With three drivers, all in different makes of car, finishing dead equal on points after a 15-round series, the national RAC Touring Car Championship culminated in what one might call a rousing conclusion. Yet 1975, with its class division at 1600, 2500 and 4000 cc, will not be remembered as a vintage year for British Saloon car racing. Run for the second time to rules that were a liberal interpretation of Gp1 regulations, the championship seemed to lose some of the interest and prestige that had characterised it the previous year. It wasn't that the racing was all that bad. But apart from the Samurai team of Toyota Celicas, the cars, and even the drivers, were very largely the same as in the previous year. In only its second season under Gp1 rules, the championship already had a de ja vu look about it. And at the front of the field, in every class but one, the results gradually sank back into the monotonous predictability that finally nailed down the lid on Gp2's coffin.

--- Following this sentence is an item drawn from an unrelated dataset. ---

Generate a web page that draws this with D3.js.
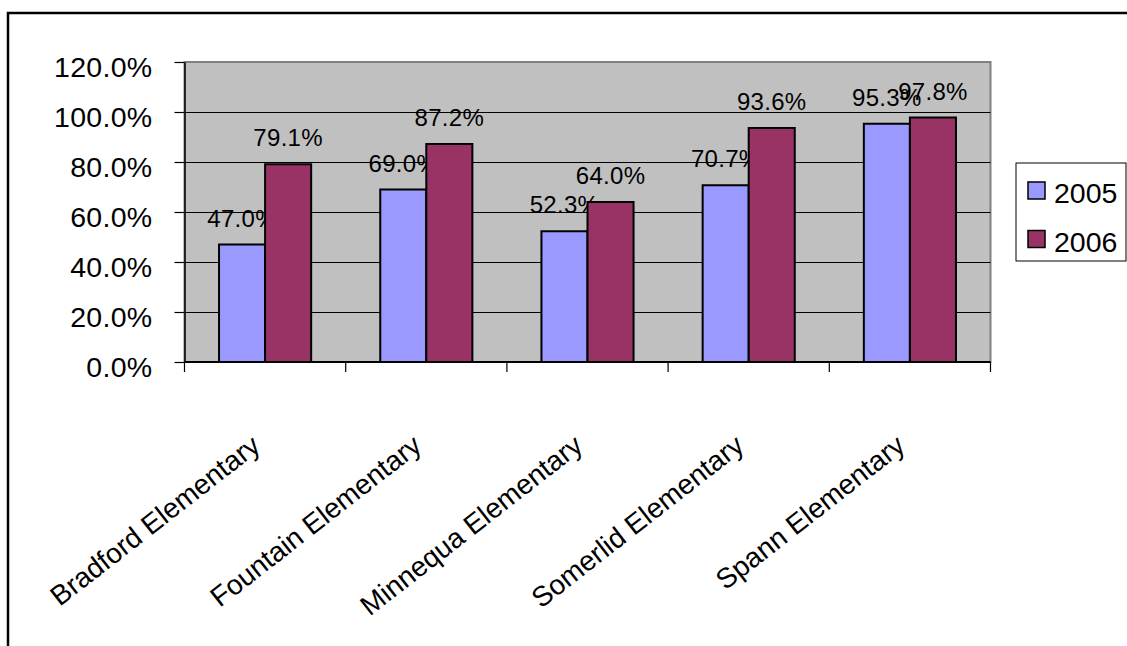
<!DOCTYPE html>
<html>
<head>
<meta charset="utf-8">
<script src="https://cdn.jsdelivr.net/npm/d3@7"></script>
<style>
    body { margin: 0; background: #ffffff; }
    svg { display: block; font-family: "Liberation Sans", Arial, sans-serif; }
</style>
</head>
<body>
<div id="chart"></div>
<script>
// chart data
var schools = ["Bradford Elementary", "Fountain Elementary", "Minnequa Elementary", "Somerlid Elementary", "Spann Elementary"];
var years = ["2005", "2006"];
var values2005 = [0.470, 0.690, 0.523, 0.707, 0.953];
var values2006 = [0.791, 0.872, 0.640, 0.936, 0.978];
var yTicks = [0, 0.2, 0.4, 0.6, 0.8, 1.0, 1.2];

var seriesValues = [values2005, values2006];
var colour = d3.scaleOrdinal().domain(years).range(["#9999ff", "#993366"]);

var width = 1127;
var height = 646;

// plot area, in page pixels
var plot = { left: 184.5, top: 62, right: 990.5, bottom: 362 };

var svg = d3.select("#chart").append("svg")
    .attr("width", width)
    .attr("height", height);

// outer chart frame (only the top and left edges fall inside the picture)
svg.append("path")
    .attr("d", "M8," + (height + 5) + "V13H" + (width + 5))
    .attr("fill", "none")
    .attr("stroke", "#000")
    .attr("stroke-width", 2.5);

var xScale = d3.scaleBand()
    .domain(schools)
    .range([plot.left, plot.right])
    .paddingInner(0)
    .paddingOuter(0);

var yScale = d3.scaleLinear()
    .domain([0, 1.2])
    .range([plot.bottom, plot.top]);

// excel style gap width of 150%
var barWidth = xScale.bandwidth() / 3.5;
var barOffset = barWidth * 0.75;

// plot background
svg.append("rect")
    .attr("x", plot.left)
    .attr("y", plot.top)
    .attr("width", plot.right - plot.left)
    .attr("height", plot.bottom - plot.top)
    .attr("fill", "#c0c0c0")
    .attr("stroke", "#808080")
    .attr("stroke-width", 2);

// gridlines
svg.append("g")
    .selectAll("line")
    .data(yTicks.slice(1, -1))
    .enter()
    .append("line")
    .attr("x1", plot.left)
    .attr("x2", plot.right)
    .attr("y1", function(d) { return Math.round(yScale(d)) + 0.5; })
    .attr("y2", function(d) { return Math.round(yScale(d)) + 0.5; })
    .attr("stroke", "#000")
    .attr("stroke-width", 1);

// bars
var groups = svg.append("g")
    .selectAll("g")
    .data(years)
    .enter()
    .append("g")
    .attr("fill", function(d) { return colour(d); });

groups.each(function(year, i) {
    d3.select(this).selectAll("rect")
        .data(seriesValues[i])
        .enter()
        .append("rect")
        .attr("x", function(d, j) { return xScale(schools[j]) + barOffset + i * barWidth; })
        .attr("y", function(d) { return yScale(d); })
        .attr("width", barWidth)
        .attr("height", function(d) { return yScale(0) - yScale(d); })
        .attr("stroke", "#000")
        .attr("stroke-width", 2);
});

// data labels
groups.each(function(year, i) {
    d3.select(this).selectAll("text")
        .data(seriesValues[i])
        .enter()
        .append("text")
        .attr("x", function(d, j) { return xScale(schools[j]) + barOffset + (i + 0.5) * barWidth; })
        .attr("y", function(d) { return yScale(d) - 18; })
        .attr("text-anchor", "middle")
        .attr("fill", "#000")
        .attr("font-size", 24)
        .attr("letter-spacing", 0.3)
        .text(function(d) { return d3.format(".1%")(d); });
});

// y axis
var yAxis = d3.axisLeft(yScale)
    .tickValues(yTicks)
    .tickFormat(d3.format(".1%"))
    .tickSize(10)
    .tickSizeOuter(0)
    .tickPadding(22);

var yAxisContainer = svg.append("g")
    .attr("transform", "translate(" + plot.left + ",0)")
    .call(yAxis);

yAxisContainer.select(".domain").attr("stroke", "#000").attr("stroke-width", 1.5);
yAxisContainer.selectAll(".tick line").attr("stroke", "#000").attr("stroke-width", 1.2);
yAxisContainer.selectAll(".tick text")
    .attr("font-size", 28.5)
    .attr("font-family", "Liberation Sans, Arial, sans-serif")
    .attr("letter-spacing", 0.3)
    .attr("fill", "#000")
    .attr("dy", 14);

// x axis line and tick marks at band edges
var xAxisContainer = svg.append("g");

xAxisContainer.append("line")
    .attr("x1", plot.left)
    .attr("x2", plot.right)
    .attr("y1", plot.bottom)
    .attr("y2", plot.bottom)
    .attr("stroke", "#000")
    .attr("stroke-width", 2);

xAxisContainer.selectAll(".xtick")
    .data(schools.concat([null]))
    .enter()
    .append("line")
    .attr("class", "xtick")
    .attr("x1", function(d) { return d === null ? plot.right : xScale(d); })
    .attr("x2", function(d) { return d === null ? plot.right : xScale(d); })
    .attr("y1", plot.bottom)
    .attr("y2", plot.bottom + 10)
    .attr("stroke", "#000")
    .attr("stroke-width", 1.2);

// rotated category labels
xAxisContainer.selectAll(".xlabel")
    .data(schools)
    .enter()
    .append("text")
    .attr("class", "xlabel")
    .attr("text-anchor", "end")
    .attr("font-size", 28)
    .attr("fill", "#000")
    .attr("transform", function(d) {
        return "translate(" + (xScale(d) + xScale.bandwidth() / 2 - 3) + "," + (plot.bottom + 87) + ") rotate(-38)";
    })
    .text(function(d) { return d; });

// legend
var legend = svg.append("g").attr("transform", "translate(1016,163)");

legend.append("rect")
    .attr("width", 110)
    .attr("height", 98)
    .attr("fill", "#fff")
    .attr("stroke", "#000")
    .attr("stroke-width", 1);

var legendItems = legend.selectAll(".item")
    .data(years)
    .enter()
    .append("g")
    .attr("class", "item")
    .attr("transform", function(d, i) { return "translate(12," + (19 + i * 48.5) + ")"; });

legendItems.append("rect")
    .attr("width", 17)
    .attr("height", 17)
    .attr("fill", function(d) { return colour(d); })
    .attr("stroke", "#000")
    .attr("stroke-width", 1.5);

legendItems.append("text")
    .attr("x", 26)
    .attr("y", 21)
    .attr("font-size", 28.5)
    .attr("fill", "#000")
    .text(function(d) { return d; });
</script>
</body>
</html>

Even so, the chase for the championship title itself kept up a lot of interest right to the end. Throughout the year, Stuart Graham and Richard Lloyd in their Camaros, Andy Rouse in his Leyland-backed Broadspeed-prepared Dolomite Sprint and Win Percy in his Samurai prepared Toyota Celica GT maintained a running battle at the head of the points table. Lloyd gradually slipped from contention, but the other three came to the final two rounds still level pegging. At Oulton Park Brian Muir's Shellsport Dolomite pipped Andy Rouse's semi-works car after a tremendous tussle that denied the Broadspeed driver a clear lead.
Then Rouse took a highly-controversial victory over Muir in the final round at Brands Hatch after another hard battle. The plan was that Rouse would pass Muir at the last moment, were he not already ahead. However, an accident late in the race put the stretch of track up to the line technically under yellow flags, even though the crashed car was back at Clearways. Rouse did dart past Muir 20 yards from the line, and was allowed to keep the points that made him champion, but a lot of people felt that the rules should have been applied less leniently.
The net result was that Rouse took the title, with Percy declared second and Graham third, even though all three had scored equal points. After 1975, the Camaros would be banned from the series.